Exercise prompt:
Take the material below and retype it in full; pictures are left out.

Data lines:

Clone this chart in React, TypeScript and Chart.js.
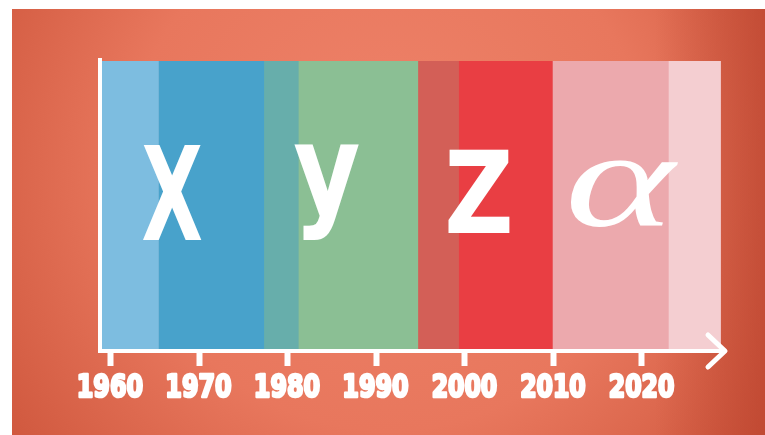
import React, { useEffect, useRef } from "react";
import { Chart, registerables } from "chart.js";

Chart.register(...registerables);

// ---- data ----
const bandNames = [
  "Boomer / X cusp",
  "Gen X",
  "Xennials",
  "Gen Y",
  "Zillennials",
  "Gen Z",
  "Gen Alpha",
  "Alpha / Beta cusp",
];
const bandStarts = [1958.8, 1965.4, 1977.3, 1981.2, 1994.7, 1999.3, 2009.9, 2023.0];
const bandEnds = [1965.4, 1977.3, 1981.2, 1994.7, 1999.3, 2009.9, 2023.0, 2028.9];
const bandColors = [
  "#7dbde0",
  "#48a2cb",
  "#67aeab",
  "#8bbf94",
  "#d35f57",
  "#e93e43",
  "#eca9ad",
  "#f4ced1",
];
const tickYears = [1960, 1970, 1980, 1990, 2000, 2010, 2020];
const letterTexts = ["X", "y", "Z", "α"];
const letterYears = [1967.0, 1984.4, 2001.6, 2018.0];
const axisMin = 1958.8;
const axisMax = 2029.4;

// ---- styles ----
const condensedBold = "bold 120px 'DejaVu Sans Condensed', 'DejaVu Sans', sans-serif";
const letterStyles = [
  { font: condensedBold, w: 59, h: 95, fy: 0.453 },
  { font: condensedBold, w: 65, h: 95, fy: 0.453 },
  { font: condensedBold, w: 62, h: 83, fy: 0.45 },
  { font: "italic 120px 'Liberation Serif', 'DejaVu Serif', serif", w: 108, h: 67, fy: 0.457 },
];
const tickLabelStyle = {
  font: "bold 34px 'DejaVu Sans Condensed', 'DejaVu Sans', sans-serif",
  width: 63,
  capHeight: 23,
  gap: 23, // distance from axis line to top of the digits
  thicken: 2.2,
};

const W = 753;
const H = 426;

const backgroundPlugin = {
  id: "bgPaint",
  beforeDraw(chart: any) {
    const { ctx, width, height } = chart;
    ctx.save();
    const g = ctx.createRadialGradient(width * 0.5, height * 0.35, 10, width * 0.5, height * 0.4, width * 0.62);
    g.addColorStop(0, "#ee8269");
    g.addColorStop(0.55, "#e8775d");
    g.addColorStop(1, "#cf573d");
    ctx.fillStyle = g;
    ctx.fillRect(0, 0, width, height);
    const g2 = ctx.createLinearGradient(width - 110, 0, width, 0);
    g2.addColorStop(0, "rgba(180,60,40,0)");
    g2.addColorStop(1, "rgba(180,60,40,0.55)");
    ctx.fillStyle = g2;
    ctx.fillRect(width - 110, 0, 110, height);
    ctx.restore();
  },
};

const decorPlugin = {
  id: "decor",
  afterDraw(chart: any) {
    const { ctx, chartArea } = chart;
    const x = chart.scales.x;
    ctx.save();
    // big letters
    letterTexts.forEach((t, i) => {
      const st = letterStyles[i];
      ctx.save();
      ctx.font = st.font;
      const m = ctx.measureText(t);
      const bw = m.actualBoundingBoxLeft + m.actualBoundingBoxRight;
      const bh = m.actualBoundingBoxAscent + m.actualBoundingBoxDescent;
      const cx = x.getPixelForValue(letterYears[i]);
      const cy = chartArea.top + chartArea.height * st.fy;
      ctx.translate(cx, cy);
      ctx.scale(st.w / bw, st.h / bh);
      ctx.fillStyle = "#ffffff";
      ctx.textAlign = "left";
      ctx.textBaseline = "alphabetic";
      ctx.fillText(
        t,
        -(m.actualBoundingBoxRight - m.actualBoundingBoxLeft) / 2,
        (m.actualBoundingBoxAscent - m.actualBoundingBoxDescent) / 2
      );
      ctx.restore();
    });
    // tick labels (condensed, heavy)
    tickYears.forEach((yr) => {
      const label = String(yr);
      ctx.save();
      ctx.font = tickLabelStyle.font;
      const m = ctx.measureText(label);
      const bw = m.actualBoundingBoxLeft + m.actualBoundingBoxRight;
      const bh = m.actualBoundingBoxAscent;
      const cx = x.getPixelForValue(yr);
      const top = chartArea.bottom + tickLabelStyle.gap;
      const sx = tickLabelStyle.width / bw;
      const sy = tickLabelStyle.capHeight / bh;
      ctx.translate(cx, top);
      ctx.scale(sx, sy);
      ctx.fillStyle = "#ffffff";
      ctx.strokeStyle = "#ffffff";
      ctx.lineJoin = "round";
      ctx.lineWidth = tickLabelStyle.thicken / sx;
      ctx.textAlign = "left";
      ctx.textBaseline = "alphabetic";
      const tx = -(m.actualBoundingBoxRight - m.actualBoundingBoxLeft) / 2;
      ctx.fillText(label, tx, m.actualBoundingBoxAscent);
      ctx.strokeText(label, tx, m.actualBoundingBoxAscent);
      ctx.restore();
    });
    // vertical axis line
    ctx.strokeStyle = "#ffffff";
    ctx.lineWidth = 4;
    ctx.lineCap = "butt";
    ctx.beginPath();
    ctx.moveTo(chartArea.left, chartArea.top - 3);
    ctx.lineTo(chartArea.left, chartArea.bottom + 2);
    ctx.stroke();
    // arrow head
    const tipX = chartArea.right;
    const tipY = chartArea.bottom;
    ctx.lineWidth = 5;
    ctx.lineCap = "round";
    ctx.lineJoin = "round";
    ctx.beginPath();
    ctx.moveTo(tipX - 17, tipY - 16);
    ctx.lineTo(tipX, tipY);
    ctx.lineTo(tipX - 17, tipY + 16);
    ctx.stroke();
    ctx.restore();
  },
};

export default function App() {
  const ref = useRef<HTMLCanvasElement | null>(null);

  useEffect(() => {
    if (!ref.current) return;
    const chart = new Chart(ref.current, {
      type: "bar",
      data: {
        labels: ["generations"],
        datasets: bandNames.map((name, i) => ({
          label: name,
          data: [[bandStarts[i], bandEnds[i]]] as any,
          backgroundColor: bandColors[i],
          borderWidth: 0,
          grouped: false,
          barPercentage: 1,
          categoryPercentage: 1,
        })),
      },
      options: {
        indexAxis: "y",
        animation: false,
        responsive: false,
        devicePixelRatio: 1,
        layout: { padding: { left: 88, right: 40, top: 52, bottom: 0 } },
        plugins: {
          legend: { display: false },
          tooltip: { enabled: false },
        },
        scales: {
          x: {
            type: "linear",
            position: "bottom",
            min: axisMin,
            max: axisMax,
            afterBuildTicks: (scale: any) => {
              scale.ticks = tickYears.map((v) => ({ value: v }));
            },
            afterFit: (scale: any) => {
              scale.height = 84;
            },
            grid: {
              drawOnChartArea: false,
              drawTicks: true,
              tickLength: 15,
              tickWidth: 6,
              tickColor: "#ffffff",
            },
            border: { display: true, color: "#ffffff", width: 4, z: 1 },
            ticks: {
              display: false,
              autoSkip: false,
              maxRotation: 0,
              callback: (v: any) => String(v),
            },
          },
          y: {
            type: "category",
            display: false,
          },
        },
      },
      plugins: [backgroundPlugin, decorPlugin],
    } as any);
    return () => chart.destroy();
  }, []);

  return (
    <div style={{ position: "fixed", left: 12, top: 9, width: W, height: H }}>
      <canvas ref={ref} width={W} height={H} style={{ display: "block", width: W, height: H }} />
    </div>
  );
}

Complete answer:
Clone this chart in React, TypeScript and Chart.js.
import React, { useEffect, useRef } from "react";
import { Chart, registerables } from "chart.js";

Chart.register(...registerables);

// ---- data ----
const bandNames = [
  "Boomer / X cusp",
  "Gen X",
  "Xennials",
  "Gen Y",
  "Zillennials",
  "Gen Z",
  "Gen Alpha",
  "Alpha / Beta cusp",
];
const bandStarts = [1958.8, 1965.4, 1977.3, 1981.2, 1994.7, 1999.3, 2009.9, 2023.0];
const bandEnds = [1965.4, 1977.3, 1981.2, 1994.7, 1999.3, 2009.9, 2023.0, 2028.9];
const bandColors = [
  "#7dbde0",
  "#48a2cb",
  "#67aeab",
  "#8bbf94",
  "#d35f57",
  "#e93e43",
  "#eca9ad",
  "#f4ced1",
];
const tickYears = [1960, 1970, 1980, 1990, 2000, 2010, 2020];
const letterTexts = ["X", "y", "Z", "α"];
const letterYears = [1967.0, 1984.4, 2001.6, 2018.0];
const axisMin = 1958.8;
const axisMax = 2029.4;

// ---- styles ----
const condensedBold = "bold 120px 'DejaVu Sans Condensed', 'DejaVu Sans', sans-serif";
const letterStyles = [
  { font: condensedBold, w: 59, h: 95, fy: 0.453 },
  { font: condensedBold, w: 65, h: 95, fy: 0.453 },
  { font: condensedBold, w: 62, h: 83, fy: 0.45 },
  { font: "italic 120px 'Liberation Serif', 'DejaVu Serif', serif", w: 108, h: 67, fy: 0.457 },
];
const tickLabelStyle = {
  font: "bold 34px 'DejaVu Sans Condensed', 'DejaVu Sans', sans-serif",
  width: 63,
  capHeight: 23,
  gap: 23, // distance from axis line to top of the digits
  thicken: 2.2,
};

const W = 753;
const H = 426;

const backgroundPlugin = {
  id: "bgPaint",
  beforeDraw(chart: any) {
    const { ctx, width, height } = chart;
    ctx.save();
    const g = ctx.createRadialGradient(width * 0.5, height * 0.35, 10, width * 0.5, height * 0.4, width * 0.62);
    g.addColorStop(0, "#ee8269");
    g.addColorStop(0.55, "#e8775d");
    g.addColorStop(1, "#cf573d");
    ctx.fillStyle = g;
    ctx.fillRect(0, 0, width, height);
    const g2 = ctx.createLinearGradient(width - 110, 0, width, 0);
    g2.addColorStop(0, "rgba(180,60,40,0)");
    g2.addColorStop(1, "rgba(180,60,40,0.55)");
    ctx.fillStyle = g2;
    ctx.fillRect(width - 110, 0, 110, height);
    ctx.restore();
  },
};

const decorPlugin = {
  id: "decor",
  afterDraw(chart: any) {
    const { ctx, chartArea } = chart;
    const x = chart.scales.x;
    ctx.save();
    // big letters
    letterTexts.forEach((t, i) => {
      const st = letterStyles[i];
      ctx.save();
      ctx.font = st.font;
      const m = ctx.measureText(t);
      const bw = m.actualBoundingBoxLeft + m.actualBoundingBoxRight;
      const bh = m.actualBoundingBoxAscent + m.actualBoundingBoxDescent;
      const cx = x.getPixelForValue(letterYears[i]);
      const cy = chartArea.top + chartArea.height * st.fy;
      ctx.translate(cx, cy);
      ctx.scale(st.w / bw, st.h / bh);
      ctx.fillStyle = "#ffffff";
      ctx.textAlign = "left";
      ctx.textBaseline = "alphabetic";
      ctx.fillText(
        t,
        -(m.actualBoundingBoxRight - m.actualBoundingBoxLeft) / 2,
        (m.actualBoundingBoxAscent - m.actualBoundingBoxDescent) / 2
      );
      ctx.restore();
    });
    // tick labels (condensed, heavy)
    tickYears.forEach((yr) => {
      const label = String(yr);
      ctx.save();
      ctx.font = tickLabelStyle.font;
      const m = ctx.measureText(label);
      const bw = m.actualBoundingBoxLeft + m.actualBoundingBoxRight;
      const bh = m.actualBoundingBoxAscent;
      const cx = x.getPixelForValue(yr);
      const top = chartArea.bottom + tickLabelStyle.gap;
      const sx = tickLabelStyle.width / bw;
      const sy = tickLabelStyle.capHeight / bh;
      ctx.translate(cx, top);
      ctx.scale(sx, sy);
      ctx.fillStyle = "#ffffff";
      ctx.strokeStyle = "#ffffff";
      ctx.lineJoin = "round";
      ctx.lineWidth = tickLabelStyle.thicken / sx;
      ctx.textAlign = "left";
      ctx.textBaseline = "alphabetic";
      const tx = -(m.actualBoundingBoxRight - m.actualBoundingBoxLeft) / 2;
      ctx.fillText(label, tx, m.actualBoundingBoxAscent);
      ctx.strokeText(label, tx, m.actualBoundingBoxAscent);
      ctx.restore();
    });
    // vertical axis line
    ctx.strokeStyle = "#ffffff";
    ctx.lineWidth = 4;
    ctx.lineCap = "butt";
    ctx.beginPath();
    ctx.moveTo(chartArea.left, chartArea.top - 3);
    ctx.lineTo(chartArea.left, chartArea.bottom + 2);
    ctx.stroke();
    // arrow head
    const tipX = chartArea.right;
    const tipY = chartArea.bottom;
    ctx.lineWidth = 5;
    ctx.lineCap = "round";
    ctx.lineJoin = "round";
    ctx.beginPath();
    ctx.moveTo(tipX - 17, tipY - 16);
    ctx.lineTo(tipX, tipY);
    ctx.lineTo(tipX - 17, tipY + 16);
    ctx.stroke();
    ctx.restore();
  },
};

export default function App() {
  const ref = useRef<HTMLCanvasElement | null>(null);

  useEffect(() => {
    if (!ref.current) return;
    const chart = new Chart(ref.current, {
      type: "bar",
      data: {
        labels: ["generations"],
        datasets: bandNames.map((name, i) => ({
          label: name,
          data: [[bandStarts[i], bandEnds[i]]] as any,
          backgroundColor: bandColors[i],
          borderWidth: 0,
          grouped: false,
          barPercentage: 1,
          categoryPercentage: 1,
        })),
      },
      options: {
        indexAxis: "y",
        animation: false,
        responsive: false,
        devicePixelRatio: 1,
        layout: { padding: { left: 88, right: 40, top: 52, bottom: 0 } },
        plugins: {
          legend: { display: false },
          tooltip: { enabled: false },
        },
        scales: {
          x: {
            type: "linear",
            position: "bottom",
            min: axisMin,
            max: axisMax,
            afterBuildTicks: (scale: any) => {
              scale.ticks = tickYears.map((v) => ({ value: v }));
            },
            afterFit: (scale: any) => {
              scale.height = 84;
            },
            grid: {
              drawOnChartArea: false,
              drawTicks: true,
              tickLength: 15,
              tickWidth: 6,
              tickColor: "#ffffff",
            },
            border: { display: true, color: "#ffffff", width: 4, z: 1 },
            ticks: {
              display: false,
              autoSkip: false,
              maxRotation: 0,
              callback: (v: any) => String(v),
            },
          },
          y: {
            type: "category",
            display: false,
          },
        },
      },
      plugins: [backgroundPlugin, decorPlugin],
    } as any);
    return () => chart.destroy();
  }, []);

  return (
    <div style={{ position: "fixed", left: 12, top: 9, width: W, height: H }}>
      <canvas ref={ref} width={W} height={H} style={{ display: "block", width: W, height: H }} />
    </div>
  );
}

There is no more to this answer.